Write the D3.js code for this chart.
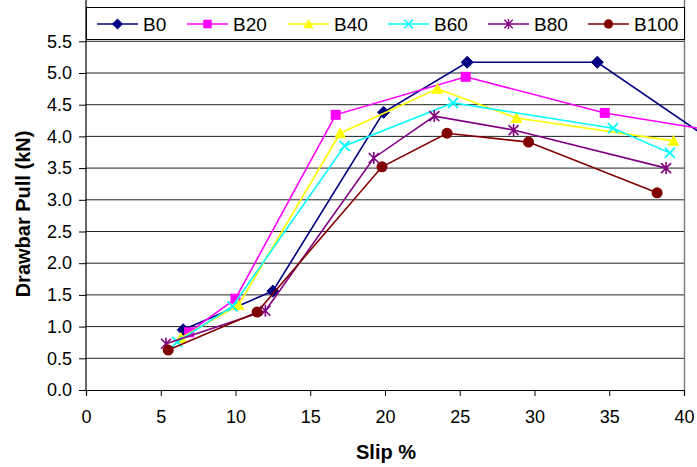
<!DOCTYPE html>
<html>
<head>
<meta charset="utf-8">
<script src="https://cdn.jsdelivr.net/npm/d3@7"></script>
<style>
  body { margin: 0; background: #fff; }
  svg { display: block; font-family: "Liberation Sans", Arial, sans-serif; }
</style>
</head>
<body>
<div id="chart"></div>
<script>
// series names and colours
var seriesNames = ["B0", "B20", "B40", "B60", "B80", "B100"];
var seriesColors = ["#000080", "#ff00ff", "#ffff00", "#00ffff", "#800080", "#800000"];
var seriesMarkers = ["diamond", "square", "triangle", "cross", "star", "circle"];

// slip % (x) and drawbar pull kN (y) per series
var slipB0 = [6.5, 12.5, 19.9, 25.5, 34.2, 42.0];
var pullB0 = [0.95, 1.56, 4.38, 5.17, 5.17, 3.91];
var slipB20 = [6.9, 10.0, 16.7, 25.4, 34.7, 42.0];
var pullB20 = [0.91, 1.44, 4.34, 4.94, 4.37, 4.09];
var slipB40 = [6.35, 10.2, 17.0, 23.5, 28.8, 39.3];
var pullB40 = [0.82, 1.34, 4.05, 4.75, 4.29, 3.93];
var slipB60 = [6.1, 9.8, 17.3, 24.55, 35.25, 39.05];
var pullB60 = [0.76, 1.32, 3.85, 4.53, 4.13, 3.74];
var slipB80 = [5.35, 12.0, 19.25, 23.3, 28.6, 38.8];
var pullB80 = [0.73, 1.25, 3.66, 4.32, 4.10, 3.50];
var slipB100 = [5.5, 11.45, 19.8, 24.15, 29.6, 38.2];
var pullB100 = [0.63, 1.23, 3.52, 4.05, 3.91, 3.11];

var xTicks = [0, 5, 10, 15, 20, 25, 30, 35, 40];
var yTicks = [0, 0.5, 1, 1.5, 2, 2.5, 3, 3.5, 4, 4.5, 5, 5.5];

var allSlip = [slipB0, slipB20, slipB40, slipB60, slipB80, slipB100];
var allPull = [pullB0, pullB20, pullB40, pullB60, pullB80, pullB100];

var width = 697, height = 467;
var left = 86, right = 684, bottom = 390;

var svg = d3.select("#chart").append("svg")
    .attr("width", width)
    .attr("height", height);

var x = d3.scaleLinear().domain([0, 40]).range([left, right]);
var y = d3.scaleLinear().domain([0, 6]).range([bottom, bottom - 6 * 63.4]);

// horizontal grid
svg.append("g")
  .selectAll("line")
  .data(yTicks.slice(1))
  .enter().append("line")
    .attr("x1", left).attr("x2", right)
    .attr("y1", d => y(d)).attr("y2", d => y(d))
    .attr("stroke", "#222")
    .attr("stroke-width", 1);

// plot frame (right side)
svg.append("line")
  .attr("x1", right + 0.5).attr("x2", right + 0.5)
  .attr("y1", 0).attr("y2", bottom)
  .attr("stroke", "#808080")
  .attr("stroke-width", 1.5);

// axes
var xAxis = svg.append("g")
    .attr("transform", "translate(0," + bottom + ")")
    .call(d3.axisBottom(x).tickValues(xTicks).tickSize(6).tickPadding(14).tickFormat(d3.format("d")));
var yAxis = svg.append("g")
    .attr("transform", "translate(" + left + ",0)")
    .call(d3.axisLeft(y).tickValues(yTicks).tickSize(7).tickPadding(7).tickFormat(d3.format(".1f")));

[xAxis, yAxis].forEach(function(a) {
  a.select(".domain").attr("stroke", "#000").attr("stroke-width", 1.2);
  a.selectAll(".tick line").attr("stroke", "#000");
  a.selectAll(".tick text")
    .attr("fill", "#000")
    .style("font-family", "'Liberation Sans', Arial, sans-serif")
    .style("font-size", "18px");
});
yAxis.select(".domain").attr("d", "M0,0V" + bottom);

// axis titles
svg.append("text")
  .attr("x", 386).attr("y", 459)
  .attr("text-anchor", "middle")
  .style("font-weight", "bold")
  .style("font-size", "20px")
  .text("Slip %");

svg.append("text")
  .attr("transform", "translate(30,214) rotate(-90)")
  .attr("text-anchor", "middle")
  .style("font-weight", "bold")
  .style("font-size", "20px")
  .text("Drawbar Pull (kN)");

function drawMarker(g, kind, color) {
  if (kind === "diamond") {
    g.append("path").attr("d", "M0,-6L6,0L0,6L-6,0Z").attr("fill", color).attr("stroke", color);
  } else if (kind === "square") {
    g.append("rect").attr("x", -5).attr("y", -5).attr("width", 10).attr("height", 10).attr("fill", color);
  } else if (kind === "triangle") {
    g.append("path").attr("d", "M0,-6L6,5L-6,5Z").attr("fill", color);
  } else if (kind === "cross") {
    g.append("path").attr("d", "M-5,-5L5,5M-5,5L5,-5").attr("stroke", color).attr("stroke-width", 1.8);
  } else if (kind === "star") {
    g.append("path").attr("d", "M-5,-5L5,5M-5,5L5,-5M0,-6V6").attr("stroke", color).attr("stroke-width", 1.6);
  } else {
    g.append("circle").attr("r", 5.5).attr("fill", color);
  }
}

var line = d3.line().x(d => x(d[0])).y(d => y(d[1]));

seriesNames.forEach(function(name, i) {
  var pts = allSlip[i].map((s, j) => [s, allPull[i][j]]);
  var color = seriesColors[i];
  svg.append("path")
    .attr("d", line(pts))
    .attr("fill", "none")
    .attr("stroke", color)
    .attr("stroke-width", 1.6);
  pts.forEach(function(p) {
    var g = svg.append("g").attr("transform", "translate(" + x(p[0]) + "," + y(p[1]) + ")");
    drawMarker(g, seriesMarkers[i], color);
  });
});

// legend
svg.append("rect")
  .attr("x", 86.5).attr("y", 7.5)
  .attr("width", 598).attr("height", 32)
  .attr("fill", "#fff")
  .attr("stroke", "#000")
  .attr("stroke-width", 1);

var legendX = [97, 187, 288, 388, 488, 588];
seriesNames.forEach(function(name, i) {
  var g = svg.append("g").attr("transform", "translate(" + legendX[i] + ",24)");
  g.append("line").attr("x1", 0).attr("x2", 41)
    .attr("stroke", seriesColors[i]).attr("stroke-width", 1.6);
  var m = g.append("g").attr("transform", "translate(20.5,0) scale(0.85)");
  drawMarker(m, seriesMarkers[i], seriesColors[i]);
  g.append("text")
    .attr("x", 46).attr("y", 0)
    .attr("dy", "0.35em")
    .style("font-size", "19px")
    .text(name);
});
</script>
</body>
</html>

++++++

Objective:
Write out the listing above exactly as it stands, pictures excluded.

Problem solution:
Write the D3.js code for this chart.
<!DOCTYPE html>
<html>
<head>
<meta charset="utf-8">
<script src="https://cdn.jsdelivr.net/npm/d3@7"></script>
<style>
  body { margin: 0; background: #fff; }
  svg { display: block; font-family: "Liberation Sans", Arial, sans-serif; }
</style>
</head>
<body>
<div id="chart"></div>
<script>
// series names and colours
var seriesNames = ["B0", "B20", "B40", "B60", "B80", "B100"];
var seriesColors = ["#000080", "#ff00ff", "#ffff00", "#00ffff", "#800080", "#800000"];
var seriesMarkers = ["diamond", "square", "triangle", "cross", "star", "circle"];

// slip % (x) and drawbar pull kN (y) per series
var slipB0 = [6.5, 12.5, 19.9, 25.5, 34.2, 42.0];
var pullB0 = [0.95, 1.56, 4.38, 5.17, 5.17, 3.91];
var slipB20 = [6.9, 10.0, 16.7, 25.4, 34.7, 42.0];
var pullB20 = [0.91, 1.44, 4.34, 4.94, 4.37, 4.09];
var slipB40 = [6.35, 10.2, 17.0, 23.5, 28.8, 39.3];
var pullB40 = [0.82, 1.34, 4.05, 4.75, 4.29, 3.93];
var slipB60 = [6.1, 9.8, 17.3, 24.55, 35.25, 39.05];
var pullB60 = [0.76, 1.32, 3.85, 4.53, 4.13, 3.74];
var slipB80 = [5.35, 12.0, 19.25, 23.3, 28.6, 38.8];
var pullB80 = [0.73, 1.25, 3.66, 4.32, 4.10, 3.50];
var slipB100 = [5.5, 11.45, 19.8, 24.15, 29.6, 38.2];
var pullB100 = [0.63, 1.23, 3.52, 4.05, 3.91, 3.11];

var xTicks = [0, 5, 10, 15, 20, 25, 30, 35, 40];
var yTicks = [0, 0.5, 1, 1.5, 2, 2.5, 3, 3.5, 4, 4.5, 5, 5.5];

var allSlip = [slipB0, slipB20, slipB40, slipB60, slipB80, slipB100];
var allPull = [pullB0, pullB20, pullB40, pullB60, pullB80, pullB100];

var width = 697, height = 467;
var left = 86, right = 684, bottom = 390;

var svg = d3.select("#chart").append("svg")
    .attr("width", width)
    .attr("height", height);

var x = d3.scaleLinear().domain([0, 40]).range([left, right]);
var y = d3.scaleLinear().domain([0, 6]).range([bottom, bottom - 6 * 63.4]);

// horizontal grid
svg.append("g")
  .selectAll("line")
  .data(yTicks.slice(1))
  .enter().append("line")
    .attr("x1", left).attr("x2", right)
    .attr("y1", d => y(d)).attr("y2", d => y(d))
    .attr("stroke", "#222")
    .attr("stroke-width", 1);

// plot frame (right side)
svg.append("line")
  .attr("x1", right + 0.5).attr("x2", right + 0.5)
  .attr("y1", 0).attr("y2", bottom)
  .attr("stroke", "#808080")
  .attr("stroke-width", 1.5);

// axes
var xAxis = svg.append("g")
    .attr("transform", "translate(0," + bottom + ")")
    .call(d3.axisBottom(x).tickValues(xTicks).tickSize(6).tickPadding(14).tickFormat(d3.format("d")));
var yAxis = svg.append("g")
    .attr("transform", "translate(" + left + ",0)")
    .call(d3.axisLeft(y).tickValues(yTicks).tickSize(7).tickPadding(7).tickFormat(d3.format(".1f")));

[xAxis, yAxis].forEach(function(a) {
  a.select(".domain").attr("stroke", "#000").attr("stroke-width", 1.2);
  a.selectAll(".tick line").attr("stroke", "#000");
  a.selectAll(".tick text")
    .attr("fill", "#000")
    .style("font-family", "'Liberation Sans', Arial, sans-serif")
    .style("font-size", "18px");
});
yAxis.select(".domain").attr("d", "M0,0V" + bottom);

// axis titles
svg.append("text")
  .attr("x", 386).attr("y", 459)
  .attr("text-anchor", "middle")
  .style("font-weight", "bold")
  .style("font-size", "20px")
  .text("Slip %");

svg.append("text")
  .attr("transform", "translate(30,214) rotate(-90)")
  .attr("text-anchor", "middle")
  .style("font-weight", "bold")
  .style("font-size", "20px")
  .text("Drawbar Pull (kN)");

function drawMarker(g, kind, color) {
  if (kind === "diamond") {
    g.append("path").attr("d", "M0,-6L6,0L0,6L-6,0Z").attr("fill", color).attr("stroke", color);
  } else if (kind === "square") {
    g.append("rect").attr("x", -5).attr("y", -5).attr("width", 10).attr("height", 10).attr("fill", color);
  } else if (kind === "triangle") {
    g.append("path").attr("d", "M0,-6L6,5L-6,5Z").attr("fill", color);
  } else if (kind === "cross") {
    g.append("path").attr("d", "M-5,-5L5,5M-5,5L5,-5").attr("stroke", color).attr("stroke-width", 1.8);
  } else if (kind === "star") {
    g.append("path").attr("d", "M-5,-5L5,5M-5,5L5,-5M0,-6V6").attr("stroke", color).attr("stroke-width", 1.6);
  } else {
    g.append("circle").attr("r", 5.5).attr("fill", color);
  }
}

var line = d3.line().x(d => x(d[0])).y(d => y(d[1]));

seriesNames.forEach(function(name, i) {
  var pts = allSlip[i].map((s, j) => [s, allPull[i][j]]);
  var color = seriesColors[i];
  svg.append("path")
    .attr("d", line(pts))
    .attr("fill", "none")
    .attr("stroke", color)
    .attr("stroke-width", 1.6);
  pts.forEach(function(p) {
    var g = svg.append("g").attr("transform", "translate(" + x(p[0]) + "," + y(p[1]) + ")");
    drawMarker(g, seriesMarkers[i], color);
  });
});

// legend
svg.append("rect")
  .attr("x", 86.5).attr("y", 7.5)
  .attr("width", 598).attr("height", 32)
  .attr("fill", "#fff")
  .attr("stroke", "#000")
  .attr("stroke-width", 1);

var legendX = [97, 187, 288, 388, 488, 588];
seriesNames.forEach(function(name, i) {
  var g = svg.append("g").attr("transform", "translate(" + legendX[i] + ",24)");
  g.append("line").attr("x1", 0).attr("x2", 41)
    .attr("stroke", seriesColors[i]).attr("stroke-width", 1.6);
  var m = g.append("g").attr("transform", "translate(20.5,0) scale(0.85)");
  drawMarker(m, seriesMarkers[i], seriesColors[i]);
  g.append("text")
    .attr("x", 46).attr("y", 0)
    .attr("dy", "0.35em")
    .style("font-size", "19px")
    .text(name);
});
</script>
</body>
</html>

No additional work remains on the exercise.